Abundant production from gas shale plays last year and so far this year is starting to be felt in the natural gas pipeline and storage sector, according to analysts at Standard & Poor’s Ratings Services (S&P). During a briefing Tuesday they suggested that some pipes could face recontracting pressures and some premium storage services could lose a little pricing power.
“Recontracting risk in the natgas pipeline sector is really starting to become an emerging topic, and I think more so than it was six months ago or even two years ago,” William Ferara, an S&P director, said during the briefing. “We have heard very, very select cases of pipelines recontracting at lower rates. The average contract life is about five and a half years or so in the sector.”
Ferara noted growing production from shale plays and relatively recent projects such as Rockies Express Pipeline (REX), Midcontinent Express Pipeline and Fayetteville Express Pipeline, as well as Tiger Pipeline and projects by Boardwalk Pipeline Partners and projects bound for the Florida market.

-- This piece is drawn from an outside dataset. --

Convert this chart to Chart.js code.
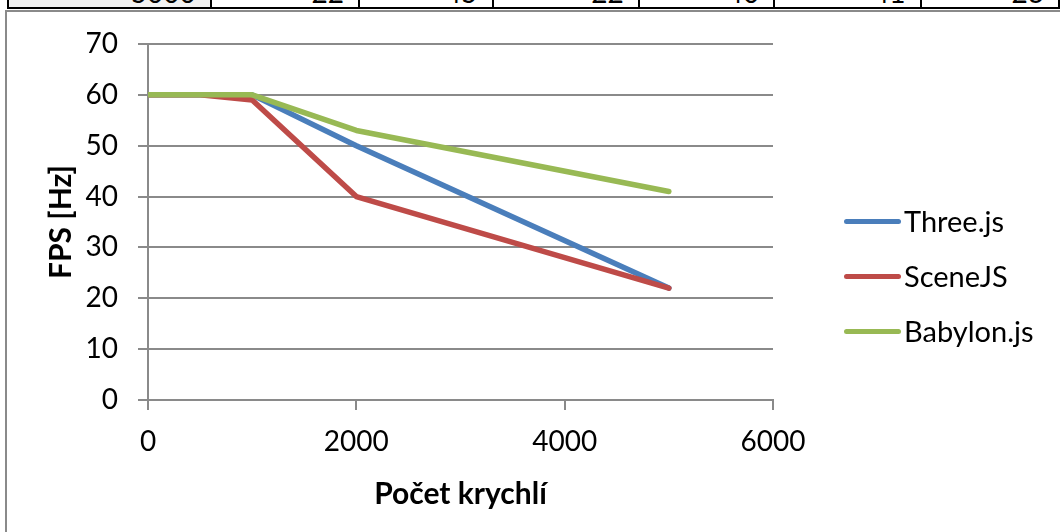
<!DOCTYPE html>
<html>
<head>
<meta charset="utf-8">
<script src="https://cdn.jsdelivr.net/npm/chart.js@4"></script>
<style>
  html,body{margin:0;padding:0;width:1060px;height:532px;overflow:hidden;background:#fff;}
  #tbl{position:absolute;left:7px;top:-33px;border-collapse:collapse;font-family:Lato,sans-serif;font-size:28px;}
  #tbl td{border:2px solid #000;height:38px;padding:0 14px 0 0;text-align:right;vertical-align:bottom;line-height:30px;}
  #frame{position:absolute;left:5px;top:10px;width:1100px;height:600px;border:2px solid #8a8a8a;box-sizing:border-box;}
  #wrap{position:absolute;left:0;top:0;width:1060px;height:532px;}
  #legend{position:absolute;left:844px;top:0;font-family:Lato,sans-serif;font-size:29px;color:#000;}
  .li{position:absolute;left:0;white-space:nowrap;height:30px;}
  .ln{position:absolute;left:0;top:13px;width:57px;height:5px;border-radius:3px;}
  .lt{position:absolute;left:60px;top:0;line-height:30px;}
</style>
</head>
<body>
<table id="tbl"><tr id="row"></tr></table>
<div id="frame"></div>
<div id="wrap"><canvas id="c" width="1060" height="532"></canvas></div>
<div id="legend"></div>
<script>
// ---- data ----
const tableRow = ['5000', '22', '45', '22', '40', '41', '23'];
const tableWidths = [205, 150, 135, 148, 137, 148, 140];
const cubes = [0, 500, 1000, 2000, 5000];
const threeJs = [60, 60, 60, 50, 22];
const sceneJs = [60, 60, 59, 40, 22];
const babylonJs = [60, 60, 60, 53, 41];
const seriesNames = ['Three.js', 'SceneJS', 'Babylon.js'];
const seriesColors = ['#4a7ebb', '#be4b48', '#98b954'];
const xTicks = [0, 2000, 4000, 6000];
const yTicks = [0, 10, 20, 30, 40, 50, 60, 70];

// ---- table strip ----
const row = document.getElementById('row');
tableRow.forEach((t, i) => {
  const td = document.createElement('td');
  td.textContent = t;
  td.style.width = (tableWidths[i] - 16) + 'px';
  if (i === 0) td.style.background = '#f2f2f2';
  row.appendChild(td);
});

// ---- chart ----
const seriesValues = [threeJs, sceneJs, babylonJs];
const datasets = seriesNames.map((n, i) => ({
  label: n,
  data: cubes.map((x, j) => ({x: x, y: seriesValues[i][j]})),
  borderColor: seriesColors[i],
  backgroundColor: seriesColors[i],
  borderWidth: 5.5,
  pointRadius: 0,
  borderCapStyle: 'round',
  borderJoinStyle: 'round',
  tension: 0,
  fill: false,
  order: seriesNames.length - i   // later series drawn on top, as in the original
}));

const gridColor = '#8a8a8a';
const font = {family: 'Lato', size: 28};
const boldFont = {family: 'Lato', size: 30, weight: 'bold'};

new Chart(document.getElementById('c'), {
  type: 'line',
  data: {datasets: datasets},
  options: {
    responsive: false,
    animation: false,
    layout: {padding: {left: 0, top: 44, right: 287, bottom: 0}},
    plugins: {legend: {display: false}, tooltip: {enabled: false}},
    scales: {
      x: {
        type: 'linear',
        min: xTicks[0], max: xTicks[xTicks.length - 1],
        afterBuildTicks: s => { s.ticks = xTicks.map(v => ({value: v})); },
        ticks: {color: '#000', font: font, padding: 15, maxRotation: 0, callback: v => String(v)},
        grid: {drawOnChartArea: false, drawTicks: true, tickLength: 10, color: gridColor, lineWidth: 2},
        border: {color: gridColor, width: 2},
        title: {display: true, text: 'Počet krychlí', color: '#000', font: boldFont, padding: {top: 0, bottom: 20}},
        afterFit: s => { s.height = 132; }
      },
      y: {
        min: yTicks[0], max: yTicks[yTicks.length - 1],
        afterBuildTicks: s => { s.ticks = yTicks.map(v => ({value: v})); },
        ticks: {color: '#000', font: font, padding: 20, callback: v => String(v)},
        grid: {color: gridColor, lineWidth: 2, tickLength: 10, drawTicks: true},
        border: {color: gridColor, width: 2},
        title: {display: true, text: 'FPS [Hz]', color: '#000', font: boldFont, padding: {top: 43, bottom: 0}},
        afterFit: s => { s.width = 148; }
      }
    }
  }
});

// ---- legend ----
const legend = document.getElementById('legend');
const legendY = [221, 276, 331];
seriesNames.forEach((n, i) => {
  const li = document.createElement('div');
  li.className = 'li';
  li.style.top = (legendY[i] - 15) + 'px';
  li.innerHTML = '<div class="ln" style="background:' + seriesColors[i] + '"></div><div class="lt"></div>';
  li.querySelector('.lt').textContent = n;
  legend.appendChild(li);
});
</script>
</body>
</html>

“It is quite possible that we may see lower rates here in the near term and over the next handful of years,” Ferara said. “There’s such a change in the dynamic of the production given the shale plays that longer term we may see an impact on that.
“From the [pipeline project] sponsors’ perspective, they see that risk too, and that is why you do see long-term contracts. Typically at least a 10-year average life is common for some of the push pipes, and some of the pull pipes have 15- and 20-year contract lifes.”
Ferara noted how the development of REX crushed Rockies basis. “The offset is they have 10-year contracts running out to 2019. Basis spread, as we know, is very difficult to predict from one year to the next, and there will always be volatility in natgas prices and basis spreads.
“You certainly have to be concerned that if basis spreads remain tight for a very prolonged period of time that there could be significant recontracting risk for some certain assets out there, which may be negatively disadvantaged by how gas is produced and flows throughout the country.”
If robust gas storage development outpaces the need dictated by shale gas supply development, it could have a negative impact on the prices for storage services, said S&P’s Mark Habib, an associate director.
“Generally speaking, what we’ve seen over the last year is a slight moderation in prices for higher-turn storage assets,” he said. “By that I mean typically salt dome cavern storage that has high rates of cycling of gas within the asset, but still we’re seeing prices within the 15- to 20-cent range per month depending upon the amount of turn being provided.”
Robust shale gas production has helped put a floor under prices for storage service, he said. “And we expect that to remain the case as long as we’re seeing production levels out of the shale plays remain at current levels.
“That said, storage capacity is growing, so to the extent that it outpaces demand it could put some downward pressure on pricing.
“The second factor that I think is worth noting is that gas price volatility remains a big question mark,” Habib added. “There are a number of things that influence it but certainly to the extent that there is an increased reliance upon onshore production, it could leave gas prices a little bit less exposed to hurricane activity and potential disruptions from Gulf production.”